1967- High Point: Getting a job at a supermarket.

Low Point: Struggling on the job.

People in the Heart:  Bob Powers, my first boss, and one of the finest people for                   whom I’ve ever worked;  all my above-mentioned peers from Saugus High.

             Places in the Heart:  Merrymeeting Lake, Alton, NH; Fireplace 10, at Lynn Beach.

1968- High Point: Graduating Saugus High School.

           Low Points: Not taking college seriously; all the crap that went down that Spring.

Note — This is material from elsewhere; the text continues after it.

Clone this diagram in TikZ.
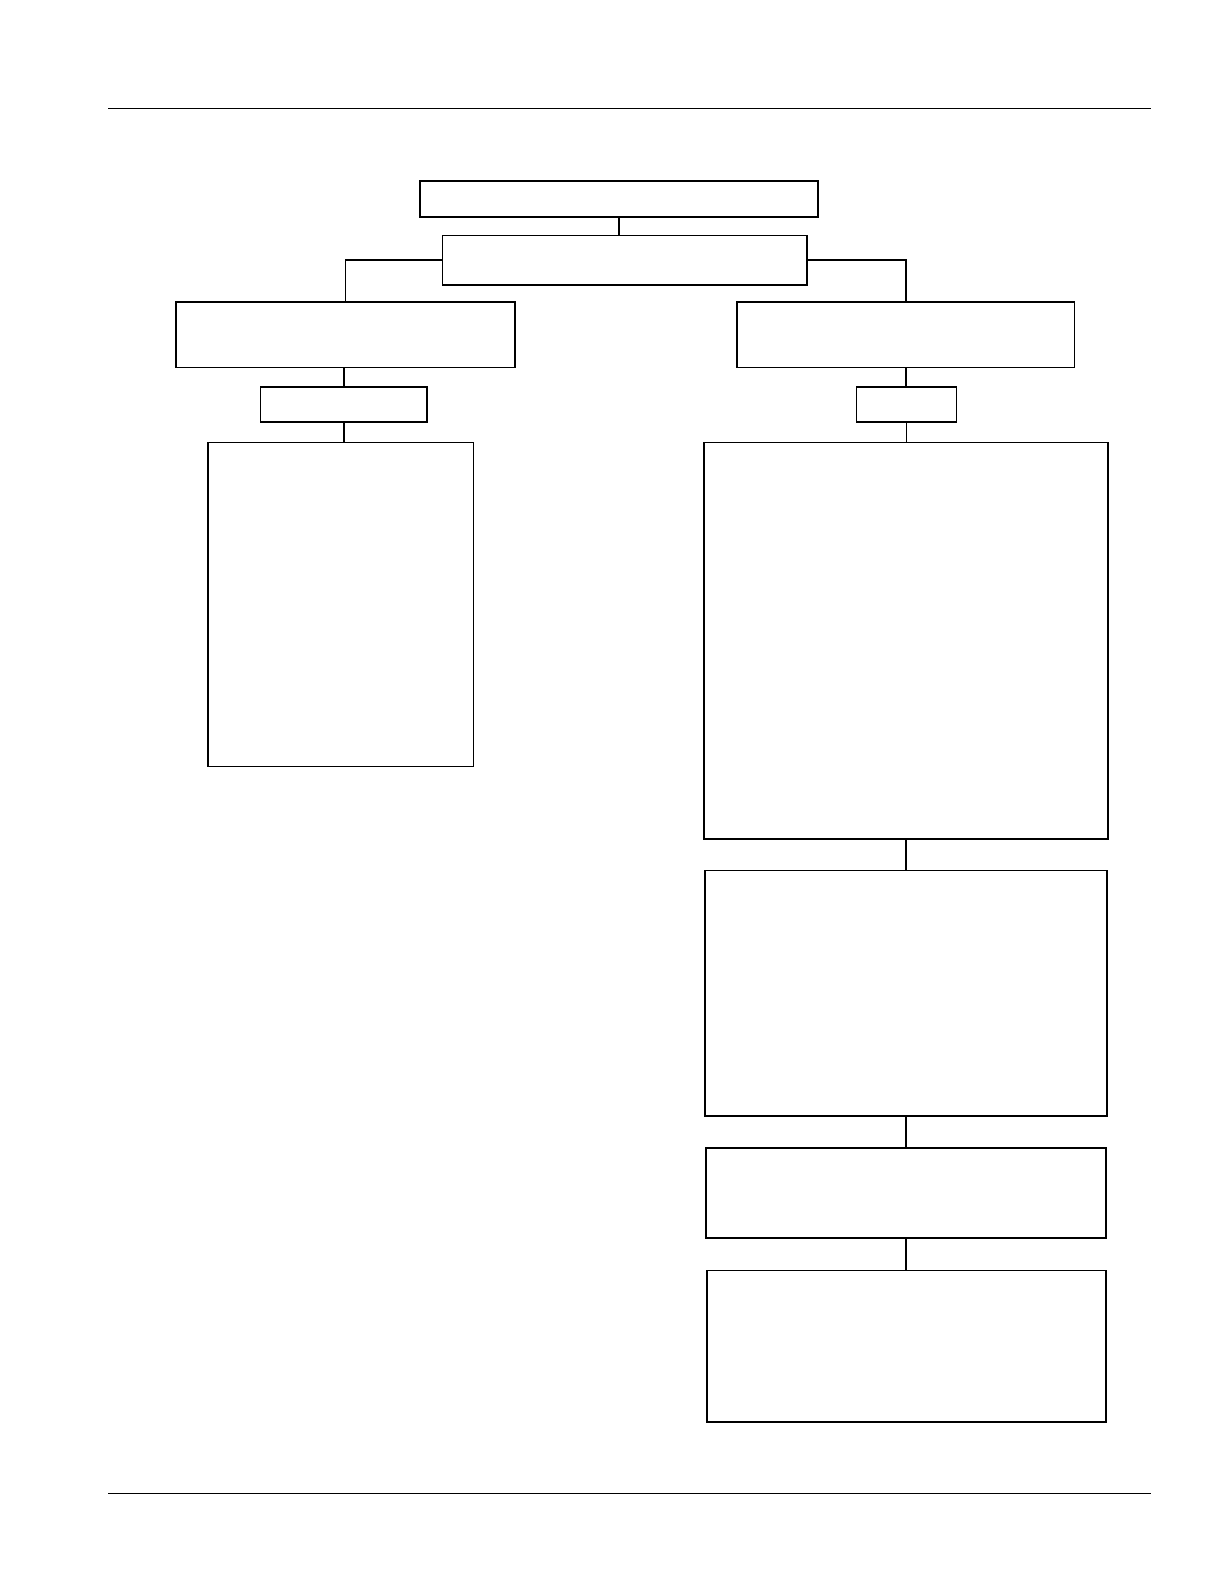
\documentclass[tikz,border=0pt]{standalone}
\usepackage{tikz}
\usetikzlibrary{positioning}
\tikzset{blockbox/.style 2 args = {minimum width=#1*0.017813cm, minimum height=#2*0.017813cm}}
\tikzset{Chart/.style = {
		x=0.017813cm, y=-0.017813cm,
		every node/.style = {rectangle, draw, line width=0.8pt, inner sep=0pt},
		link/.style = {line width=0.8pt},
		pagerule/.style = {line width=0.5pt},
	}% end of Chart style
}
\begin{document}
\begin{tikzpicture}[Chart]
  \useasboundingbox (0,0) rectangle (1212.06,1568.54);
  \draw[pagerule] (107,107) -- (1140,107);
  \draw[pagerule] (107,1479) -- (1140,1479);

  \node[blockbox={394}{36}] (Top) at (613,197) {};
  \node[blockbox={361}{49}] (Mid) at (618.5,257.5) {};
  \draw[link] (Top.south) -- (Top.south |- Mid.north);

  \node[blockbox={336}{65}] (L1) at (342,331.5) {};
  \node[blockbox={165}{35}] (L2) at (340.5,400.5) {};
  \node[blockbox={263}{321}] (L3) at (337.5,598.5) {};
  \draw[link] (Mid.west) -| (L1.north);
  \draw[link] (L2.north |- L1.south) -- (L2.north);
  \draw[link] (L2.south) -- (L2.south |- L3.north);

  \node[blockbox={334}{65}] (R1) at (897,331.5) {};
  \node[blockbox={99}{35}] (R2) at (897.5,400.5) {};
  \node[blockbox={400}{393}] (R3) at (897,634.5) {};
  \node[blockbox={398}{243}] (R4) at (897,983.5) {};
  \node[blockbox={396}{89}] (R5) at (897,1181.5) {};
  \node[blockbox={395}{150}] (R6) at (897.5,1333) {};
  \draw[link] (Mid.east) -| (R1.north);
  \draw[link] (R1.south) -- (R1.south |- R2.north);
  \draw[link] (R2.south) -- (R2.south |- R3.north);
  \draw[link] (R3.south) -- (R3.south |- R4.north);
  \draw[link] (R4.south) -- (R4.south |- R5.north);
  \draw[link] (R5.south) -- (R5.south |- R6.north);
\end{tikzpicture}
\end{document}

            People in the Heart:  Ron Gerace, my fourth boss; Professor Ahmad and Jim                          Gorman, who tried to set me straight about college; Kathy W., to whom I should                  have paid more attention.

             Places in the Heart: The old campus of UMass-Boston; the Back Bay; Hampton                    Beach, NH.

1969- High Point: Completing Army Basic training.

             Low Point:  Leaving college, feeling like a failure.

             People in the Heart:  My Army buddies, Tim and Mike; Drill Sergeants Cummings,             Wescott, and Green.

             Places in the Heart:  Downtown Columbia, SC; Myrtle Beach; Indianapolis.

Junior High had its share of abysmal moments.  High school, I must say, was freeing.  I had a core group of friends, and yet made the rounds of several groups of people, in Saugus and in nearby Melrose.   I was too young, emotionally, to have attempted college.  Girls and protest marches were way bigger in my life than studying.  So, 1969 found me treading water in a job at my Dad’s GE Plant, then signing myself up for the Army.  It was past time to stop being the family nuisance.  On June 16, 1969, I left for Fort Jackson, SC.

I did not, in the scheme of things, end the ’60’s too badly.  By October, 1969, I had made a place for myself on a “clean-up crew”, re-establishing Army postal service to the residents of Tri-Service Barracks, Fort Myer, VA.  Still, the bugaboo of alcohol dependency, along with mild autism, kept me from bonding with many people and created all manner of problems, with my family and with others, who didn’t know me very well.  The hiatus of Boot Camp and Advanced Individual Training did bring me a bit further along towards adulthood, but relapse came, once I was back in routine.

The ’70’s would be the first of my two lost decades.